Short task: Leave the pictures out and retype the lines from the beginning through the line with "0.412, 0.125, 0.045]", both ends included.
::::::
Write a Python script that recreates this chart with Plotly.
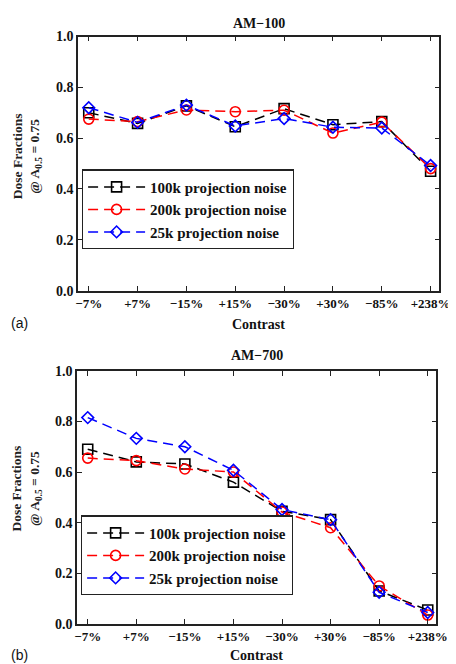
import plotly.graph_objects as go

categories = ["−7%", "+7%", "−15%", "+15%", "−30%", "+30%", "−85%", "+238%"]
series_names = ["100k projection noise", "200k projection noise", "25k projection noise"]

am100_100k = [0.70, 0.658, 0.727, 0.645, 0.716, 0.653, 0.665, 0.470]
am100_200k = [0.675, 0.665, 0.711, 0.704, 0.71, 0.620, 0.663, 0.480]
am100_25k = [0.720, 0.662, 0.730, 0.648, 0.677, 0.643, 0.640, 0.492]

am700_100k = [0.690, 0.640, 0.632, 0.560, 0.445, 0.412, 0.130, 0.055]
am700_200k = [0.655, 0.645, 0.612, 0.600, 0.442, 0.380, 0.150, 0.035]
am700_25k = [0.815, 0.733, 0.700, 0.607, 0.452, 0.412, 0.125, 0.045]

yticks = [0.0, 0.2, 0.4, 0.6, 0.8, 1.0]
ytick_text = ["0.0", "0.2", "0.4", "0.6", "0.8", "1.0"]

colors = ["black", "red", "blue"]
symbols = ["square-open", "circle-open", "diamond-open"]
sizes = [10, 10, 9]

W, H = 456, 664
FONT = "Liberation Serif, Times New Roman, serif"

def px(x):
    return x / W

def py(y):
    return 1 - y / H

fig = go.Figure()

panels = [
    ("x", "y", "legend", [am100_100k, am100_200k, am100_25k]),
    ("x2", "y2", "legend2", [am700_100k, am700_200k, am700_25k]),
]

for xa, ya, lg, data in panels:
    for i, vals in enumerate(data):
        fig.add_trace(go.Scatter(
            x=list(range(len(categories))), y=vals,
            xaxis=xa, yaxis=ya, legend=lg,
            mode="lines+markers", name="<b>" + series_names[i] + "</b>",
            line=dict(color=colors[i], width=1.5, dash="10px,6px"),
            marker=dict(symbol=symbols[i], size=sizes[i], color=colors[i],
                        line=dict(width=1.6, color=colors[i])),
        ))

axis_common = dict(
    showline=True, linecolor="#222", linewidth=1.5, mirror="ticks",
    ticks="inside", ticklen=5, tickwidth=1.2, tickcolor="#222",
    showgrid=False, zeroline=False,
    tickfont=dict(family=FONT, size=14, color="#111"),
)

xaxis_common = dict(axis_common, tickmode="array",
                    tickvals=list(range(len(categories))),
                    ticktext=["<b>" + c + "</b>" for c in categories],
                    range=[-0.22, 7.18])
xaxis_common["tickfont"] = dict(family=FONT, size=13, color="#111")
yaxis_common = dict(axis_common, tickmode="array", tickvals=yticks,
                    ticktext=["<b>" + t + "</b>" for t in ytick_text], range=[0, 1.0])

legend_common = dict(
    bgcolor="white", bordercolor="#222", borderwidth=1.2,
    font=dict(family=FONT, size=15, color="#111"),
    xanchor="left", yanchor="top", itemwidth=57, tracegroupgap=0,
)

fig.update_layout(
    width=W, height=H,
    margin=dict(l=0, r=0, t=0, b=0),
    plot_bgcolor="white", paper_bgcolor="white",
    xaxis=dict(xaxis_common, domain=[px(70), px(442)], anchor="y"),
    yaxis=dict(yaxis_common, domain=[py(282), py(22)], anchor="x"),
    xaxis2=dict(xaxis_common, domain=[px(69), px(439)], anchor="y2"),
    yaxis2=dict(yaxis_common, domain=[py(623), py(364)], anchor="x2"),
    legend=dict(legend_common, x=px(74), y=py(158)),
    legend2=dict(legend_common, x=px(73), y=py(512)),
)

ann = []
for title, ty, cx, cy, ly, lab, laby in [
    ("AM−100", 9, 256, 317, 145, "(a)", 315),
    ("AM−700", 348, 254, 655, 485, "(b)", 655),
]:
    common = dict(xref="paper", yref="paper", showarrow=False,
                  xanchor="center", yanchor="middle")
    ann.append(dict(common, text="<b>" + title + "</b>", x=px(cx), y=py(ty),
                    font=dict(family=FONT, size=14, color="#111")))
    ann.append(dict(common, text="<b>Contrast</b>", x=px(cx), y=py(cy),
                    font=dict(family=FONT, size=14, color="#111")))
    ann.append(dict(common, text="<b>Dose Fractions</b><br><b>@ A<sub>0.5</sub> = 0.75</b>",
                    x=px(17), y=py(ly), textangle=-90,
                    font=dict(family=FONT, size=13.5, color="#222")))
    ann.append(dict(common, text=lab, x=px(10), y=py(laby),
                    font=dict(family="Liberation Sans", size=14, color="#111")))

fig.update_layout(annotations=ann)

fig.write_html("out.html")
::::::
Correct output:
Write a Python script that recreates this chart with Plotly.
import plotly.graph_objects as go

categories = ["−7%", "+7%", "−15%", "+15%", "−30%", "+30%", "−85%", "+238%"]
series_names = ["100k projection noise", "200k projection noise", "25k projection noise"]

am100_100k = [0.70, 0.658, 0.727, 0.645, 0.716, 0.653, 0.665, 0.470]
am100_200k = [0.675, 0.665, 0.711, 0.704, 0.71, 0.620, 0.663, 0.480]
am100_25k = [0.720, 0.662, 0.730, 0.648, 0.677, 0.643, 0.640, 0.492]

am700_100k = [0.690, 0.640, 0.632, 0.560, 0.445, 0.412, 0.130, 0.055]
am700_200k = [0.655, 0.645, 0.612, 0.600, 0.442, 0.380, 0.150, 0.035]
am700_25k = [0.815, 0.733, 0.700, 0.607, 0.452, 0.412, 0.125, 0.045]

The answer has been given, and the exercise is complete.